Sehari sebelumnya, Kamis (21/3/2024), Ketua Umum PSI Kaesang Pangarep menyatakan, PSI kini berjuang untuk menempatkan para kadernya di pilkada. Para pengurus dan kader akan menjadikan kegagalan kedua PSI dalam pemilu sebagai pelajaran dan bahan evaluasi.
Strategi kampanye, seperti pemanfaatan figur Presiden Joko Widodo serta anggaran kampanye terbesar ketiga dianggap sebagai bagian dan proses politik PSI menuju kedewasaan.
Pada pilkada mendatang, PSI menargetkan untuk bisa menempatkan kadernya di kabupaten/kota yang menjadi basis suara terbesar PSI. Wilayah basis suara PSI ini di antaranya tersebar di sejumlah kabupaten/kota di Nusa Tenggara Timur, Jakarta, Surakarta, Semarang, Bandung, Surabaya, Tangerang, dan Tangerang Selatan.
”Kemungkinan kami akan melihat daerah yang kami kursinya banyak. Karena mau bagaimanapun, kami masih ada kursi di beberapa provinsi dan kabupaten/kota yang meningkat pesat sekitar 200 persen,” kata Ketua Umum PSI Kaesang Pangarep (Kompas.id, 21/3/2024).
Jokowi sumber kredibilitas
Dalam kontestasi pilkada, menurut Sirojudin, PSI memang masih dapat memanfaatkan asosiasinya atau kedekatannya dengan Jokowi dalam rangka membangun koalisi dengan parpol lain yang lebih besar. Bagi PSI, Jokowi akan menjadi sumber kredibilitas dan kepercayaan parpol dan calon kepala daerah.
Meski demikian, PSI juga mesti lebih dewasa dan menjadi tim yang lincah. Mereka juga harus mampu bekerja sama dengan rekan parpol koalisi ataupun dengan calon kepala daerah yang bukan merupakan kadernya sendiri.
Jokowi saat ini sudah memasuki periodelame duck, yakni periode memimpin seperti seekor bebek lumpuh. Semakin mendekati hari pelantikan Prabowo di bulan Oktober, pengaruh dan wibawa politik Jokowi akan mulai luntur.
Tidak efektif
Berbeda dari Sirojudin, pengamat politik dari Universitas Al-Azhar Indonesia, Ujang Komarudin, berpandangan, strategi PSI dengan menjual nama Jokowi dinilai sudah tidak efektif. Sebab, pilkada merupakan kontestasi yang bersifat lebih personal.

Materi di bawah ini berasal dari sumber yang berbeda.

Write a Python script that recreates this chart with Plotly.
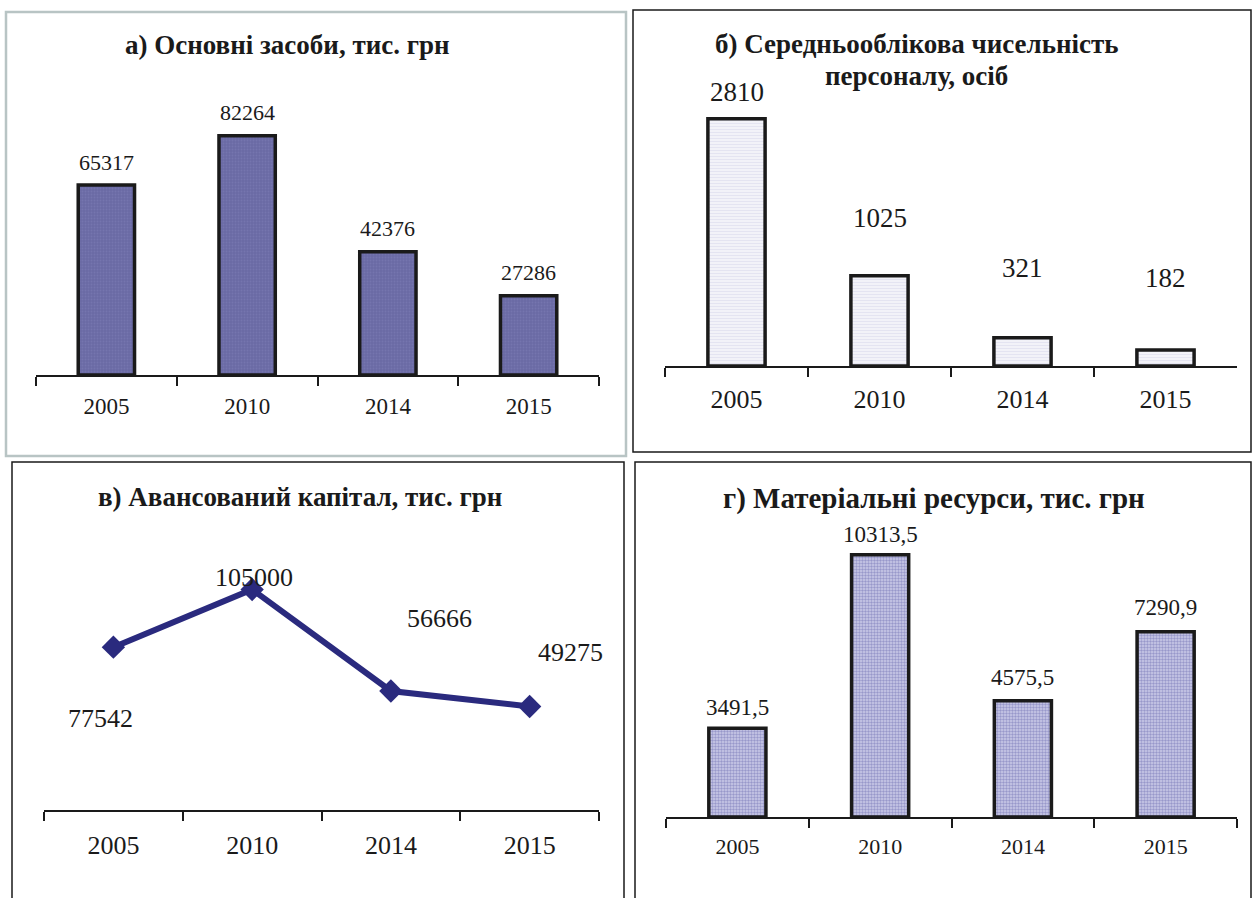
import plotly.graph_objects as go

W, H = 1253, 898

years = ["2005", "2010", "2014", "2015"]
fixed_assets = [65317, 82264, 42376, 27286]
staff = [2810, 1025, 321, 182]
adv_capital = [77542, 105000, 56666, 49275]
materials = [3491.5, 10313.5, 4575.5, 7290.9]
materials_labels = ["3491,5", "10313,5", "4575,5", "7290,9"]

title_a = "а) Основні засоби, тис. грн"
title_b1 = "б) Середньооблікова чисельність"
title_b2 = "персоналу, осіб"
title_c = "в) Авансований капітал, тис. грн"
title_d = "г) Матеріальні ресурси, тис. грн"

FONT = "Liberation Serif"
INK = "#1a1a1a"

def xd(px0, px1):
    return [px0 / W, px1 / W]

def yd(top, bottom):
    return [1 - bottom / H, 1 - top / H]

fig = go.Figure()

# panel layout in pixels: x extent of axis, plot top, axis line y, pixels per unit
panels = {
    "a": dict(x=(36, 599), top=100, axis=375, ppu=0.002908, ax="x", ay="y", tf=23, so=10),
    "b": dict(x=(665, 1237), top=80, axis=366, ppu=0.0880, ax="x2", ay="y2", tf=26, so=9),
    "c": dict(x=(44, 599), top=560, axis=810, ppu=0.0021, ax="x3", ay="y3", tf=26, so=11),
    "d": dict(x=(666, 1237), top=520, axis=817, ppu=0.02542, ax="x4", ay="y4", tf=22, so=9),
}

fig.add_trace(go.Bar(
    x=years, y=fixed_assets, xaxis="x", yaxis="y", width=0.4,
    marker=dict(color="#6E6EA8", line=dict(color=INK, width=3.5),
                pattern=dict(shape=".", fgcolor="#8080B8", bgcolor="#6A6AA4", size=3, solidity=0.3)),
    showlegend=False, hoverinfo="x+y"))
fig.add_trace(go.Bar(
    x=years, y=staff, xaxis="x2", yaxis="y2", width=0.4,
    marker=dict(color="#EAEAF4", line=dict(color=INK, width=3.5),
                pattern=dict(shape="-", fgcolor="#D4D4EA", bgcolor="#F2F2F8", size=3, solidity=0.3)),
    showlegend=False, hoverinfo="x+y"))
fig.add_trace(go.Scatter(
    x=years, y=adv_capital, xaxis="x3", yaxis="y3", mode="lines+markers",
    line=dict(color="#2A2A7E", width=6),
    marker=dict(symbol="diamond", size=18, color="#2A2A7E"),
    showlegend=False, hoverinfo="x+y"))
fig.add_trace(go.Bar(
    x=years, y=materials, xaxis="x4", yaxis="y4", width=0.4,
    marker=dict(color="#9898CC", line=dict(color=INK, width=3.5),
                pattern=dict(shape=".", fgcolor="#6464AC", bgcolor="#CCCCE8", size=3, solidity=0.5)),
    showlegend=False, hoverinfo="x+y"))

layout = dict(
    width=W, height=H, margin=dict(l=0, r=0, t=0, b=0),
    paper_bgcolor="white", plot_bgcolor="rgba(0,0,0,0)",
    font=dict(family=FONT, color=INK),
)

for key, p in panels.items():
    xn = "xaxis" + p["ax"][1:]
    yn = "yaxis" + p["ay"][1:]
    layout[xn] = dict(
        domain=xd(*p["x"]), anchor=p["ay"], type="category",
        range=[-0.5, 3.5], showline=True, linecolor=INK, linewidth=1.5,
        ticks="outside", tickson="boundaries", ticklen=9, tickwidth=1.5, tickcolor=INK,
        tickfont=dict(family=FONT, size=p["tf"], color=INK), ticklabelstandoff=p["so"],
        showgrid=False, zeroline=False, fixedrange=True,
    )
    layout[yn] = dict(
        domain=yd(p["top"], p["axis"]), anchor=p["ax"],
        range=[0, (p["axis"] - p["top"]) / p["ppu"]],
        visible=False, showgrid=False, zeroline=False, fixedrange=True,
    )

fig.update_layout(**layout)

annotations = []

def label(xref, yref, x, y, text, size, xs, ys):
    annotations.append(dict(
        xref=xref, yref=yref, x=x, y=y, text=text, showarrow=False,
        font=dict(family=FONT, size=size, color=INK),
        xanchor="center", yanchor="middle", xshift=xs, yshift=ys))

# data labels: pixel offsets from each data point
a_shift = [23, 23, 23, 23]
for i, (v, s) in enumerate(zip(fixed_assets, a_shift)):
    label("x", "y", i, v, str(v), 22, 0, s)

b_shift = [27, 58, 70, 72]
for i, (v, s) in enumerate(zip(staff, b_shift)):
    label("x2", "y2", i, v, str(v), 27, 0, s)

c_xs = [-13, 2, 49, 41]
c_ys = [-71, 12, 73, 54]
for i, (v, xs, ys) in enumerate(zip(adv_capital, c_xs, c_ys)):
    label("x3", "y3", i, v, str(v), 26, xs, ys)

d_shift = [21, 20, 23, 24]
for i, (t, v, s) in enumerate(zip(materials_labels, materials, d_shift)):
    label("x4", "y4", i, v, t, 23, 0, s)

def title(text, px, py, size):
    annotations.append(dict(
        xref="paper", yref="paper", x=px / W, y=1 - py / H, text="<b>" + text + "</b>",
        showarrow=False, xanchor="center", yanchor="middle",
        font=dict(family=FONT, size=size, color=INK)))

title(title_a, 287, 45, 27)
title(title_b1, 917, 44, 27)
title(title_b2, 917, 76, 27)
title(title_c, 300, 497, 27)
title(title_d, 934, 498, 29)

fig.update_layout(annotations=annotations)

def frame(x0, y0, x1, y1, color, width):
    fig.add_shape(type="rect", xref="paper", yref="paper",
                  x0=x0 / W, x1=x1 / W, y0=1 - y1 / H, y1=1 - y0 / H,
                  line=dict(color=color, width=width), fillcolor="rgba(0,0,0,0)", layer="below")

frame(6, 12, 626, 456, "#B8C4C4", 2.5)
frame(633, 10, 1251, 452, INK, 1.5)
frame(12, 462, 624, 905, INK, 1.5)
frame(635, 462, 1251, 905, INK, 1.5)

fig.write_html("out.html", config={"displayModeBar": False},
               post_script="document.body.style.margin='0px';")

”Dalam pilkada, yang dijual adalah figurnya, kontestannya, kandidatnya, calon kepala daerahnya, bukan Jokowi, bukan pula partai. Partai itu hanya sebagai perahu atau tiket saja, tapi menang kalah lebih banyak ditentukan oleh figur sang calon kepala daerah,” tutur Ujang.

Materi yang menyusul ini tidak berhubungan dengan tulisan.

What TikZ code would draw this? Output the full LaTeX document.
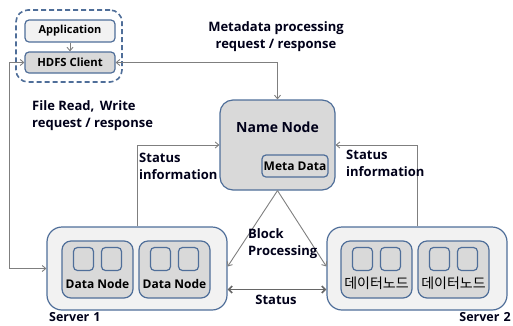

Oleh karena itu, menurut Ujang, PSI mesti mencari strategi lain dan tidak hanya fokus pada menjual figur Jokowi. Pada momen pilkada, PSI mesti mencari figur atau sosok calon kepala daerah yang memang berkualitas, termasuk memiliki popularitas dan elektabilitas yang tinggi. Selain itu, PSI juga mesti berkomunikasi dengan parpol lain untuk membangun koalisi dalam mengusung calon kepala daerah.